--- begin Material shown ---

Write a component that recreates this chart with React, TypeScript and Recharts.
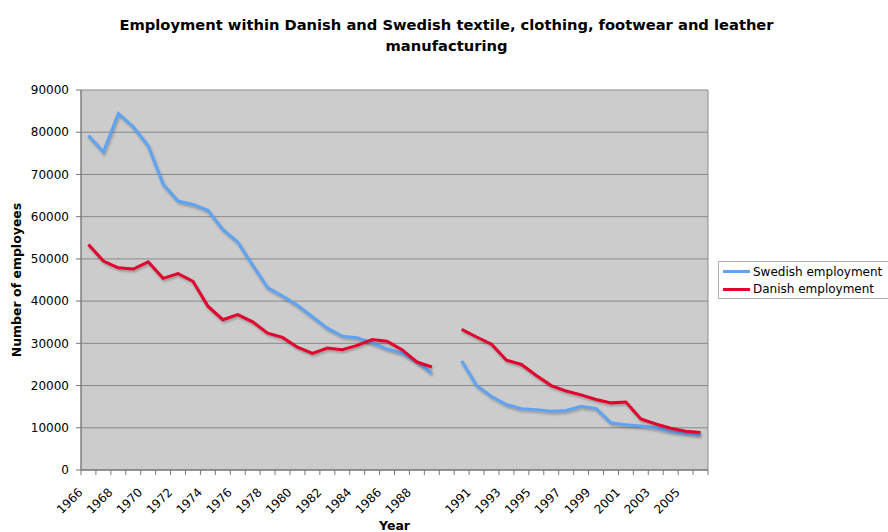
import { LineChart, Line, XAxis, YAxis, CartesianGrid, Legend } from 'recharts';

// category labels; the blank slot is the gap between 1989 and 1990
const categories = [
  '1966', '1967', '1968', '1969', '1970', '1971', '1972', '1973', '1974', '1975', '1976', '1977',
  '1978', '1979', '1980', '1981', '1982', '1983', '1984', '1985', '1986', '1987', '1988', '1989',
  '',
  '1990', '1991', '1992', '1993', '1994', '1995', '1996', '1997', '1998', '1999', '2000', '2001',
  '2002', '2003', '2004', '2005', '2006',
];

const swedish = [
  79200, 75300, 84400, 81300, 76800, 67700, 63700, 62900, 61500, 57000, 54000, 48500,
  43200, 41200, 39000, 36300, 33600, 31700, 31300, 30100, 28700, 27700, 25600, 22900,
  null,
  25800, 20000, 17400, 15500, 14500, 14300, 13900, 14100, 15100, 14600, 11200, 10700,
  10400, 10000, 9100, 8700, 8300,
];

const danish = [
  53400, 49500, 47900, 47600, 49300, 45400, 46500, 44700, 38800, 35600, 36800, 35100,
  32400, 31400, 29100, 27600, 28900, 28500, 29500, 30900, 30500, 28500, 25600, 24400,
  null,
  33300, 31500, 29800, 26000, 25000, 22400, 20000, 18700, 17800, 16700, 15900, 16100,
  12100, 10900, 9900, 9200, 8900,
];

const yTicks = [0, 10000, 20000, 30000, 40000, 50000, 60000, 70000, 80000, 90000];

const series = [
  { key: 'swedish', name: 'Swedish employment', color: '#5fa3f3' },
  { key: 'danish', name: 'Danish employment', color: '#e3002c' },
];

const data = categories.map((year, i) => ({ i, year, swedish: swedish[i], danish: danish[i] }));

// tick marks sit on category boundaries, labels on every other category centre
const xTicks: number[] = [];
categories.forEach((_, i) => {
  xTicks.push(i - 0.5);
  if (i % 2 === 0) xTicks.push(i);
});
xTicks.push(categories.length - 0.5);

const XTick = (props: any) => {
  const { x, y, payload } = props;
  const v = payload.value;
  if (!Number.isInteger(v)) {
    return <line x1={x} y1={y} x2={x} y2={y + 5} stroke="#777" />;
  }
  const lx = x - 5;
  const ly = y + 23;
  return (
    <text x={lx} y={ly} transform={`rotate(-45 ${lx} ${ly})`} textAnchor="end" fontSize={12} fill="#000">
      {categories[v]}
    </text>
  );
};

const YLabel = (props: any) => {
  const { viewBox } = props;
  const cx = viewBox.x + 21;
  const cy = viewBox.y + viewBox.height / 2;
  return (
    <text x={cx} y={cy} transform={`rotate(-90 ${cx} ${cy})`} textAnchor="middle" fontSize={12.5} fontWeight="bold" fill="#000">
      Number of employees
    </text>
  );
};

const LegendBox = () => (
  <div style={{ border: '1px solid #b0b0b0', borderRight: 'none', height: 35, padding: '1px 0 0 4px', fontSize: 12, color: '#000' }}>
    {series.map(s => (
      <div key={s.key} style={{ display: 'flex', alignItems: 'center', height: 17.5, whiteSpace: 'nowrap' }}>
        <span style={{ display: 'inline-block', width: 27, height: 3, background: s.color, marginRight: 3 }} />
        {s.name}
      </div>
    ))}
  </div>
);

export default function App() {
  return (
    <div style={{ position: 'absolute', left: 0, top: 0, width: 888, height: 532, background: '#fff', fontFamily: 'DejaVu Sans' }}>
      <div style={{ position: 'absolute', left: 0, top: 14, width: 893, textAlign: 'center', fontWeight: 'bold', fontSize: 14.7, lineHeight: '21px', color: '#000', zIndex: 2 }}>
        Employment within Danish and Swedish textile, clothing, footwear and leather<br />manufacturing
      </div>
      <LineChart width={888} height={532} data={data} margin={{ top: 90, right: 180, bottom: 0, left: 0 }}>
        <CartesianGrid
          fill="#cccccc"
          fillOpacity={1}
          stroke="#8a8a8a"
          verticalCoordinatesGenerator={({ offset }: any) => [offset.left, offset.left + offset.width]}
        />
        <XAxis
          type="number"
          dataKey="i"
          domain={[-0.5, categories.length - 0.5]}
          ticks={xTicks}
          interval={0}
          tick={<XTick />}
          tickLine={false}
          tickSize={0}
          tickMargin={0}
          height={62}
          stroke="#666"
          label={{ value: 'Year', position: 'insideBottom', offset: 2, style: { fontWeight: 'bold', fontSize: 12.5, fill: '#000' } }}
        />
        <YAxis
          domain={[0, 90000]}
          ticks={yTicks}
          interval={0}
          width={81}
          tickSize={5}
          tickMargin={7}
          stroke="#777"
          tick={{ fill: '#000', fontSize: 12 }}
          label={<YLabel />}
        />
        {series.map(s => (
          <Line
            key={s.key}
            dataKey={s.key}
            name={s.name}
            stroke={s.color}
            strokeWidth={3}
            dot={false}
            activeDot={false}
            isAnimationActive={false}
            style={{ filter: 'drop-shadow(1px 2px 1px rgba(0,0,0,0.25))' }}
          />
        ))}
        <Legend
          layout="vertical"
          align="center"
          verticalAlign="middle"
          wrapperStyle={{ left: 718, top: 261, width: 175 }}
          content={<LegendBox />}
        />
      </LineChart>
    </div>
  );
}
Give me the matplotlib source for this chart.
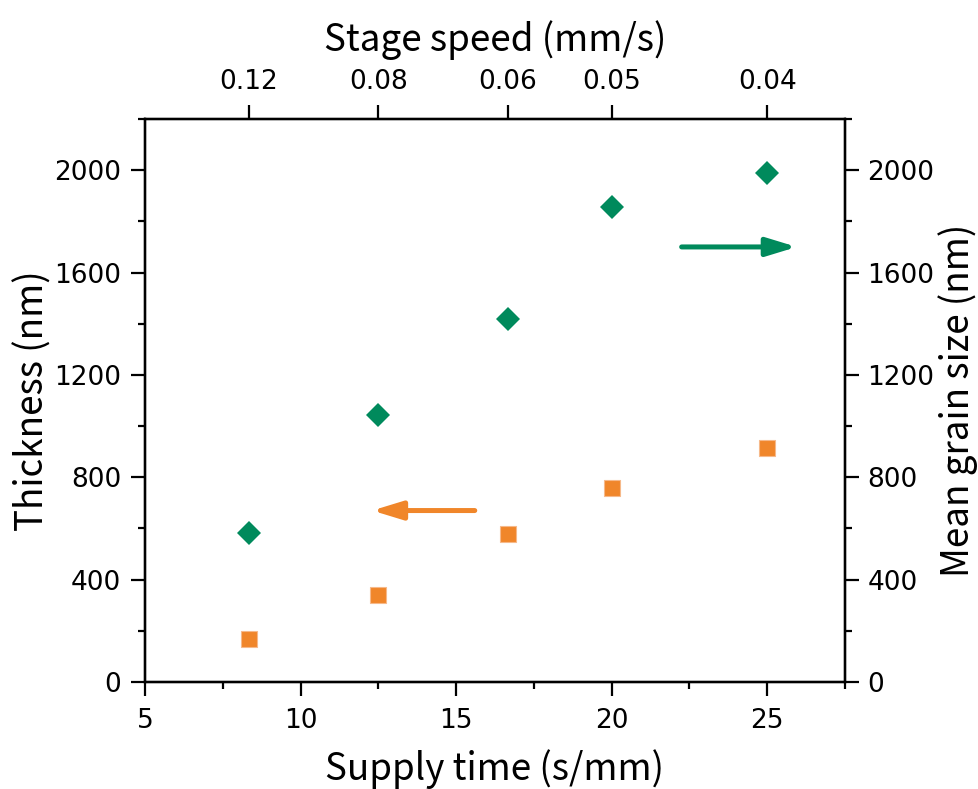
import numpy as np
import matplotlib
matplotlib.use("Agg")
import matplotlib.pyplot as plt
from matplotlib.ticker import MultipleLocator

# tick numbers in DejaVu (wide digits), axis titles in a Japanese gothic
plt.rcParams["font.family"] = ["DejaVu Sans"]
LABEL_FONT = ["Noto Sans CJK JP", "DejaVu Sans"]

# data
stage_speed = [0.12, 0.08, 0.06, 0.05, 0.04]          # mm/s
supply_time = [1 / v for v in stage_speed]             # s/mm
thickness = [167, 341, 579, 760, 916]                  # nm (left axis)
grain_size = [581, 1042, 1418, 1857, 1989]             # nm (right axis)
speed_labels = ["0.12", "0.08", "0.06", "0.05", "0.04"]

ORANGE = "#f0862a"
GREEN = "#008a5c"

fig = plt.figure(figsize=(9.79, 7.89), dpi=100)
ax = fig.add_axes([0.1481, 0.1356, 0.7150, 0.7136])
ax2 = ax.twinx()
ax3 = ax.twiny()

ax.plot(supply_time, thickness, "s", color=ORANGE, markersize=12,
        markeredgecolor="#f6b98a", markeredgewidth=0.8, zorder=3)
ax2.plot(supply_time, grain_size, "D", color=GREEN, markersize=12.3,
         markeredgewidth=0, zorder=3)

# direction arrows
arrow_style = "-|>,head_length=1.8,head_width=0.55"
ax.annotate("", xy=(12.3, 670), xytext=(15.6, 670),
            arrowprops=dict(arrowstyle=arrow_style, color=ORANGE, lw=3.6,
                            shrinkA=0, shrinkB=0))
ax2.annotate("", xy=(25.95, 1700), xytext=(22.25, 1700),
             arrowprops=dict(arrowstyle=arrow_style, color=GREEN, lw=3.6,
                             shrinkA=0, shrinkB=0))

ax.set_xlim(5, 27.5)
ax.set_ylim(0, 2200)
ax2.set_ylim(0, 2200)
ax3.set_xlim(ax.get_xlim())

ax.xaxis.set_major_locator(MultipleLocator(5))
ax.xaxis.set_minor_locator(MultipleLocator(2.5))
for a in (ax, ax2):
    a.yaxis.set_major_locator(MultipleLocator(400))
    a.yaxis.set_minor_locator(MultipleLocator(200))

ax3.set_xticks(supply_time)
ax3.set_xticklabels(speed_labels)
ax3.xaxis.set_minor_locator(plt.NullLocator())

for a in (ax, ax2, ax3):
    a.tick_params(which="major", direction="out", length=10, width=1.6,
                  labelsize=19, pad=5)
    a.tick_params(which="minor", direction="out", length=5, width=1.6)
    for s in a.spines.values():
        s.set_linewidth(1.6)
ax.tick_params(axis="x", pad=9)
ax.tick_params(axis="y", pad=7)
ax2.tick_params(axis="y", pad=6)
ax3.tick_params(axis="x", pad=7.5)

ax.set_xlabel("Supply time (s/mm)", fontsize=26.5, family=LABEL_FONT)
ax.set_ylabel("Thickness (nm)", fontsize=26.5, family=LABEL_FONT)
ax2.set_ylabel("Mean grain size (nm)", fontsize=26.5, family=LABEL_FONT)
ax3.set_xlabel("Stage speed (mm/s)", fontsize=26.5, family=LABEL_FONT)
ax.xaxis.set_label_coords(0.5, -0.119)
ax.yaxis.set_label_coords(-0.132, 0.5)
ax2.yaxis.set_label_coords(1.133, 0.5)
ax3.xaxis.set_label_coords(0.5, 1.120)

fig.savefig("out.png", dpi=100)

--- end Material shown ---

Look above for the line with "Give me the matplotlib source for this chart." and copy exactly from it through the line with "ax3.xaxis.set_minor_locator(plt.NullLocator())", both included. Omit the pictures.

Give me the matplotlib source for this chart.
import numpy as np
import matplotlib
matplotlib.use("Agg")
import matplotlib.pyplot as plt
from matplotlib.ticker import MultipleLocator

# tick numbers in DejaVu (wide digits), axis titles in a Japanese gothic
plt.rcParams["font.family"] = ["DejaVu Sans"]
LABEL_FONT = ["Noto Sans CJK JP", "DejaVu Sans"]

# data
stage_speed = [0.12, 0.08, 0.06, 0.05, 0.04]          # mm/s
supply_time = [1 / v for v in stage_speed]             # s/mm
thickness = [167, 341, 579, 760, 916]                  # nm (left axis)
grain_size = [581, 1042, 1418, 1857, 1989]             # nm (right axis)
speed_labels = ["0.12", "0.08", "0.06", "0.05", "0.04"]

ORANGE = "#f0862a"
GREEN = "#008a5c"

fig = plt.figure(figsize=(9.79, 7.89), dpi=100)
ax = fig.add_axes([0.1481, 0.1356, 0.7150, 0.7136])
ax2 = ax.twinx()
ax3 = ax.twiny()

ax.plot(supply_time, thickness, "s", color=ORANGE, markersize=12,
        markeredgecolor="#f6b98a", markeredgewidth=0.8, zorder=3)
ax2.plot(supply_time, grain_size, "D", color=GREEN, markersize=12.3,
         markeredgewidth=0, zorder=3)

# direction arrows
arrow_style = "-|>,head_length=1.8,head_width=0.55"
ax.annotate("", xy=(12.3, 670), xytext=(15.6, 670),
            arrowprops=dict(arrowstyle=arrow_style, color=ORANGE, lw=3.6,
                            shrinkA=0, shrinkB=0))
ax2.annotate("", xy=(25.95, 1700), xytext=(22.25, 1700),
             arrowprops=dict(arrowstyle=arrow_style, color=GREEN, lw=3.6,
                             shrinkA=0, shrinkB=0))

ax.set_xlim(5, 27.5)
ax.set_ylim(0, 2200)
ax2.set_ylim(0, 2200)
ax3.set_xlim(ax.get_xlim())

ax.xaxis.set_major_locator(MultipleLocator(5))
ax.xaxis.set_minor_locator(MultipleLocator(2.5))
for a in (ax, ax2):
    a.yaxis.set_major_locator(MultipleLocator(400))
    a.yaxis.set_minor_locator(MultipleLocator(200))

ax3.set_xticks(supply_time)
ax3.set_xticklabels(speed_labels)
ax3.xaxis.set_minor_locator(plt.NullLocator())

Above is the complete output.